Corporate governance

Promoting and accurately implementing the PRONEXUS Corporate Governance Guidelines

We have formulated the PRONEXUS Corporate Governance Guidelines, which not only show shareholders and other stakeholders our thinking and framework for dealing with corporate governance, it also serves as a code of conduct for our executives and employees. We execute management based on the Guidelines with the aim of having lasting development and growth that maximizes shareholder value and earns recognition from shareholders and customers. To make management more accurate and efficient and to appropriately and fairly perform our management responsibilities, which leads to enhanced corporate value, we continually review and improve the effectiveness of our management system.

We strive to achieve timely and accurate information disclosure about our business, as well as to strengthen oversight and checking on our business activities, improve transparency, and thoroughly implement compliance and risk management.

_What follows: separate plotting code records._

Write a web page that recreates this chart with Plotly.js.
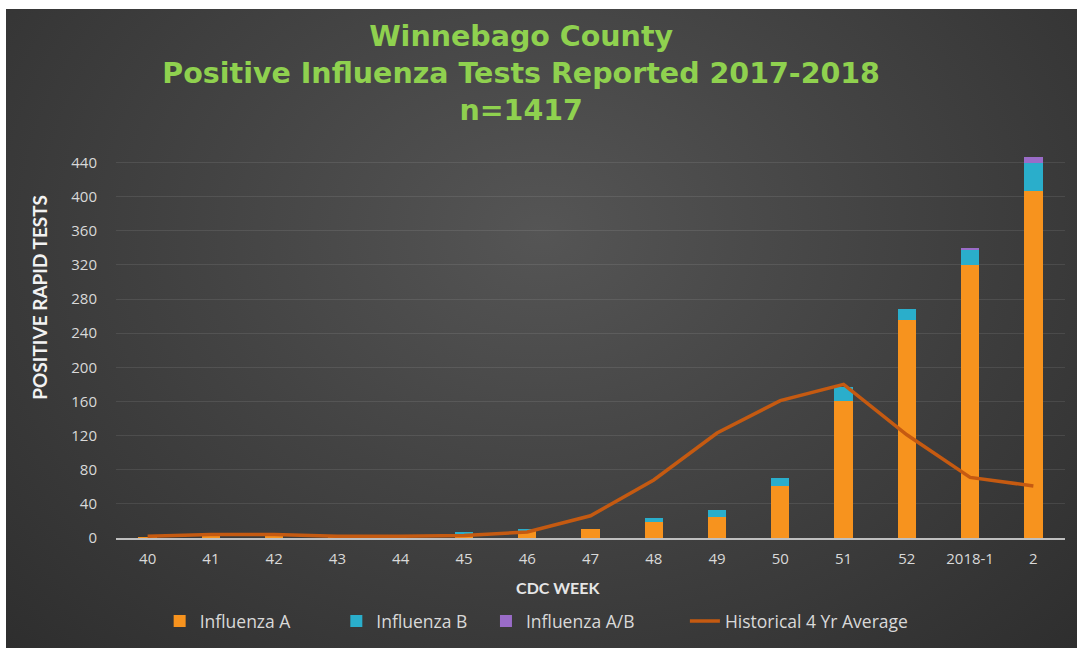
<!DOCTYPE html>
<html>
<head>
<meta charset="utf-8">
<script src="https://cdn.plot.ly/plotly-3.0.1.min.js"></script>
<style>
  html, body { margin: 0; padding: 0; background: #ffffff; width: 1077px; height: 648px; overflow: hidden; }
  #chart { position: absolute; left: 6px; top: 9px; width: 1071px; height: 639px;
    background: radial-gradient(ellipse at 50% 35%, #555555 0%, #434343 45%, #2e2e2e 100%); }
</style>
</head>
<body>
<div id="chart"></div>
<script>
const weeks = ["40","41","42","43","44","45","46","47","48","49","50","51","52","2018-1","2"];
const fluA  = [1, 6, 3, 1, 0, 5, 8, 10, 19, 25, 61, 160, 256, 320, 407];
const fluB  = [0, 0, 0, 0, 0, 2, 3, 1, 5, 8, 9, 17, 12, 18, 33];
const fluAB = [0, 0, 0, 0, 0, 0, 0, 0, 0, 0, 0, 0, 0, 2, 6];
const hist4yr = [2, 4, 4, 2, 2, 3, 7, 26, 68, 123, 161, 180, 121, 71, 61];
const yTicks = [0, 40, 80, 120, 160, 200, 240, 280, 320, 360, 400, 440];
const seriesNames = ["Influenza A", "Influenza B", "Influenza A/B", "Historical 4 Yr Average"];

const pad = n => "&nbsp;".repeat(n);
const wide = "'Open Sans', Lato, sans-serif";
const narrow = "Lato, 'Open Sans', sans-serif";
const traces = [
  { type: "bar", name: seriesNames[0] + pad(9), x: weeks, y: fluA,
    marker: { color: "#f7931e", line: { width: 0 } } },
  { type: "bar", name: seriesNames[1] + pad(3), x: weeks, y: fluB,
    marker: { color: "#2aaecb", line: { width: 0 } } },
  { type: "bar", name: seriesNames[2] + pad(10), x: weeks, y: fluAB,
    marker: { color: "#9a6cc8", line: { width: 0 } } },
  { type: "scatter", mode: "lines", name: seriesNames[3], x: weeks, y: hist4yr,
    line: { color: "#c55a11", width: 3.5 } }
];

const layout = {
  width: 1071, height: 639,
  paper_bgcolor: "rgba(0,0,0,0)",
  plot_bgcolor: "rgba(0,0,0,0)",
  barmode: "stack",
  bargap: 0.71,
  margin: { l: 110, r: 12, t: 145, b: 110, autoexpand: false },
  title: {
    text: "Winnebago County<br>Positive Influenza Tests Reported 2017-2018<br>n=1417",
    font: { family: "'DejaVu Sans', 'Open Sans', sans-serif", size: 28.5, color: "#8fd14f", weight: "bold" },
    x: 0.481, xanchor: "center", y: 0.9415, yanchor: "middle"
  },
  font: { family: wide, color: "#d9d9d9" },
  xaxis: {
    type: "category", automargin: false,
    tickfont: { family: wide, size: 15, color: "#d9d9d9" },
    showgrid: false, zeroline: false,
    showline: true, linecolor: "#bfbfbf", linewidth: 1.5,
    ticks: "", ticklen: 0, ticklabelstandoff: 6,
    title: { text: "<b>CDC WEEK</b>" + pad(16), font: { family: narrow, size: 16, color: "#e6e6e6" }, standoff: 16 }
  },
  yaxis: {
    range: [0, 450], automargin: false,
    tickvals: yTicks,
    tickfont: { family: wide, size: 15, color: "#d9d9d9" },
    showgrid: true, gridcolor: "rgba(255,255,255,0.09)", gridwidth: 1,
    zeroline: false, showline: false,
    ticks: "", ticklabelstandoff: 18,
    title: { text: pad(20) + "<b>POSITIVE RAPID TESTS</b>", font: { family: narrow, size: 19, color: "#f2f2f2" }, standoff: 18 }
  },
  legend: {
    orientation: "h", x: 0.046, xanchor: "left",
    yref: "container", y: 0.042, yanchor: "middle",
    font: { family: wide, size: 17.5, color: "#d9d9d9" },
    traceorder: "normal"
  },
  showlegend: true
};

Plotly.newPlot("chart", traces, layout, { displayModeBar: false, staticPlot: true });
</script>
</body>
</html>
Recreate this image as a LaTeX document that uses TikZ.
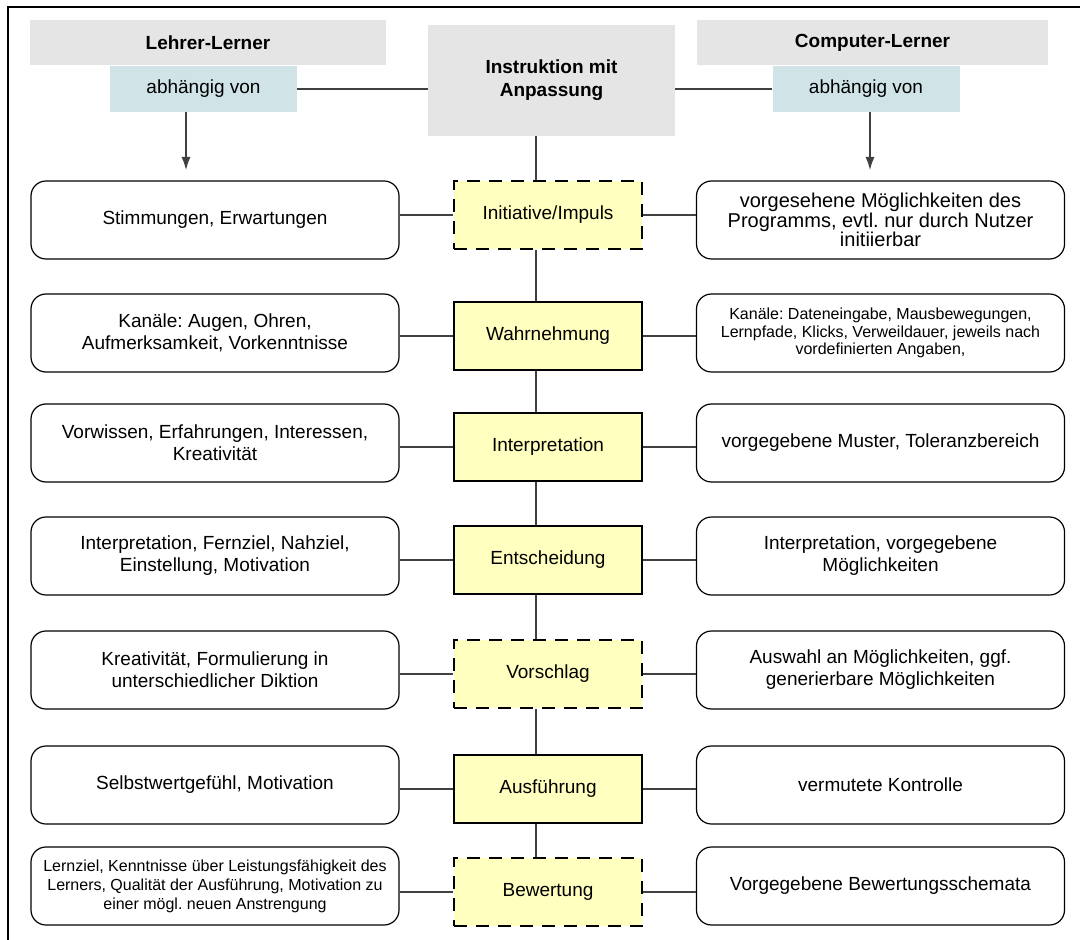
\documentclass[tikz,border=0pt]{standalone}
\usepackage{fontspec}
\setmainfont{Liberation Sans}
\usetikzlibrary{arrows.meta}
\definecolor{headgray}{RGB}{229,229,229}
\definecolor{depblue}{RGB}{208,228,232}
\definecolor{stageyellow}{RGB}{255,255,192}
\definecolor{linegray}{RGB}{64,64,64}
\frenchspacing

\begin{document}
\begin{tikzpicture}[x=0.5pt,y=-0.5pt,
  head node/.style={fill=headgray,inner sep=0pt,align=center,font=\fontsize{9.5}{11.5}\selectfont\bfseries},
  dep node/.style={fill=depblue,minimum width=93.5pt,minimum height=23pt,inner sep=0pt,font=\fontsize{9.5}{11}\selectfont},
  side node/.style={draw,rounded corners=7.5pt,line width=0.6pt,minimum width=184pt,minimum height=39pt,inner sep=0pt,align=center,font=\fontsize{9.5}{11}\selectfont},
  stage node/.style={draw,fill=stageyellow,line width=1pt,minimum width=94pt,minimum height=34pt,inner sep=0pt,font=\fontsize{9.5}{11}\selectfont},
  open stage/.style={stage node,dash pattern=on 6.5pt off 4.5pt},
  link/.style={draw=linegray,line width=0.6pt}]

  \useasboundingbox (0,0) rectangle (1080,940);
  \draw[line width=1.2pt] (8,940) -- (8,7) -- (1080,7);

  % kopf
  \node[head node,minimum width=178pt,minimum height=22.5pt] (hl) at (208,42.5) {Lehrer-Lerner};
  \node[head node,minimum width=175.5pt,minimum height=22.5pt] (hr) at (872.5,42.5) {Computer-Lerner};
  \node[dep node] (dl) at (203.5,89) {abhängig von};
  \node[dep node] (dr) at (866,89) {abhängig von};
  \node[head node,minimum width=123.5pt,minimum height=55.5pt] (inst) at (551.5,80.5) {Instruktion mit\\Anpassung};

  % phasen
  \node[open stage] (s1) at (548,215) {Initiative/Impuls};
  \node[stage node] (s2) at (548,336) {Wahrnehmung};
  \node[stage node] (s3) at (548,447) {Interpretation};
  \node[stage node] (s4) at (548,560) {Entscheidung};
  \node[open stage] (s5) at (548,674) {Vorschlag};
  \node[stage node] (s6) at (548,789) {Ausführung};
  \node[open stage] (s7) at (548,892) {Bewertung};

  % lehrer-lerner
  \node[side node] (l1) at (215,220) {Stimmungen, Erwartungen};
  \node[side node] (l2) at (215,333) {Kanäle: Augen, Ohren,\\Aufmerksamkeit, Vorkenntnisse};
  \node[side node] (l3) at (215,443) {Vorwissen, Erfahrungen, Interessen,\\Kreativität};
  \node[side node] (l4) at (215,556) {Interpretation, Fernziel, Nahziel,\\Einstellung, Motivation};
  \node[side node] (l5) at (215,670) {Kreativität, Formulierung in\\unterschiedlicher Diktion};
  \node[side node] (l6) at (215,785) {Selbstwertgefühl, Motivation};
  \node[side node,font=\fontsize{8}{9.5}\selectfont] (l7) at (215,886) {Lernziel, Kenntnisse über Leistungsfähigkeit des\\Lerners, Qualität der Ausführung, Motivation zu\\einer mögl. neuen Anstrengung};

  % computer-lerner
  \node[side node,font=\fontsize{10}{9.7}\selectfont] (r1) at (880.5,220) {vorgesehene Möglichkeiten des\\Programms, evtl. nur durch Nutzer\\initiierbar};
  \node[side node,font=\fontsize{8}{8.8}\selectfont] (r2) at (880.5,333) {Kanäle: Dateneingabe, Mausbewegungen,\\Lernpfade, Klicks, Verweildauer, jeweils nach\\vordefinierten Angaben,};
  \node[side node] (r3) at (880.5,443) {vorgegebene Muster, Toleranzbereich};
  \node[side node] (r4) at (880.5,556) {Interpretation, vorgegebene\\Möglichkeiten};
  \node[side node] (r5) at (880.5,670) {Auswahl an Möglichkeiten, ggf.\\generierbare Möglichkeiten};
  \node[side node] (r6) at (880.5,785) {vermutete Kontrolle};
  \node[side node] (r7) at (880.5,886) {Vorgegebene Bewertungsschemata};

  \coordinate (spine) at (536,0);
  \coordinate (tl) at (186,170);
  \coordinate (tr) at (870,170);

  \draw[link] (dl.east) -- (dl.east -| inst.west);
  \draw[link] (dr.west -| inst.east) -- (dr.west);
  \draw[link,-{Latex[length=6.5pt,width=4.5pt]}] (dl.south -| tl) -- (tl);
  \draw[link,-{Latex[length=6.5pt,width=4.5pt]}] (dr.south -| tr) -- (tr);

  \draw[link] (inst.south -| spine) -- (s1.north -| spine);
  \draw[link] (s1.south -| spine) -- (s2.north -| spine);
  \draw[link] (s2.south -| spine) -- (s3.north -| spine);
  \draw[link] (s3.south -| spine) -- (s4.north -| spine);
  \draw[link] (s4.south -| spine) -- (s5.north -| spine);
  \draw[link] (s5.south -| spine) -- (s6.north -| spine);
  \draw[link] (s6.south -| spine) -- (s7.north -| spine);

  \draw[link] (s1.west) -- (s1.west -| l1.east);
  \draw[link] (s2.west) -- (s2.west -| l2.east);
  \draw[link] (s3.west) -- (s3.west -| l3.east);
  \draw[link] (s4.west) -- (s4.west -| l4.east);
  \draw[link] (s5.west) -- (s5.west -| l5.east);
  \draw[link] (s6.west) -- (s6.west -| l6.east);
  \draw[link] (s7.west) -- (s7.west -| l7.east);

  \draw[link] (s1.east) -- (s1.east -| r1.west);
  \draw[link] (s2.east) -- (s2.east -| r2.west);
  \draw[link] (s3.east) -- (s3.east -| r3.west);
  \draw[link] (s4.east) -- (s4.east -| r4.west);
  \draw[link] (s5.east) -- (s5.east -| r5.west);
  \draw[link] (s6.east) -- (s6.east -| r6.west);
  \draw[link] (s7.east) -- (s7.east -| r7.west);
\end{tikzpicture}
\end{document}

Revitalizing the Board of Directors and improving management oversight mainly through outside officers

Given its fiduciary responsibility and accountability to shareholders, the Board of Directors makes deliberations and decisions on important matters relating to PRONEXUS's corporate management and supervises the Company's business and overall management with the aim of increasing corporate value over the medium to long term.

The Board of Directors has an appropriately balanced composition as a whole that provides a deep understanding of PRONEXUS Group's business and diverse insight and expertise on finance and accounting, risk management, legal compliance and other related matters. The Board of Directors has no more than ten members. PRONEXUS nominates candidates for outside officers who have a high level of refined judgment and extensive experience in corporate management, finance and accounting, legal matters and other areas who can appropriately convey their opinions from an objective standpoint. Outside officers are qualified to monitor the execution of the duties of directors and work to enhance the activities of the Board of Directors by expressing constructive opinions and proposals sincerely and actively. In addition, PRONEXUS has adopted an executive officer system to separate the management decision-making function from business execution.

Creating and operating a companywide risk management system that is directly connected with management challenges

In accord with its Risk Management Rules, PRONEXUS finds, identifies and analyzes risk to be addressed in each division and investigates possible countermeasures, led by the General Affairs Division, the division in charge of risk management. We specify risk at the system level and examine and decide on preventive and corrective measures via the Insider & Information Security Committee based on the ISO 27001 (information security management system) certification that we have gained across the company. We conduct training and drills on security for all employees and onsite surveys for outsourcing suppliers from the perspective of information management. In this way, we are working to enhance security awareness among employees as well as strengthen our information management system.

In addition, we have introduced a safety confirmation system and conduct safety confirmation drills every year for all employees to confirm the safety of employees during a disaster.

Directors and Audit & Supervisory Board Members(as of June 28, 2021)

Chairman and Director Morio Ueno
President and Representative Director Takeshi Ueno
Director and Managing Executive Officers Hirofumi Morisada
Kiyotaka Hayashi
Kenji Fujisawa
Director and Executive Officer Norio Ozawa
Directors (Outside Directors) Takatsugu Nagatsuma
Ken Shimizu
Ichiro Sakai
Standing Audit & Supervisory Board Member Akane Sase
Outside Audit & Supervisory Board Members Osamu Sudo
Takuya Oshida
Yoshihiro Tsuda

As of June 28, 2021 there were 9 directors including 3 outside directors. We had 3 Outside Audit & Supervisory Board Members among 4 Audit & Supervisory Board Members to provide monitoring functions. There were a total of 25 executive officers, with 4 of these executive officers also serving concurrently as director.

(Note)
  • 1. Directors Takatsugu Nagatsuma, Ken Shimizu and Ichiro Sakai are outside directors.
  • 2. Corporate auditors Osamu Sudo, Takuya Oshida and Yoshihiro Tsuda are Outside Audit & Supervisory Board Members.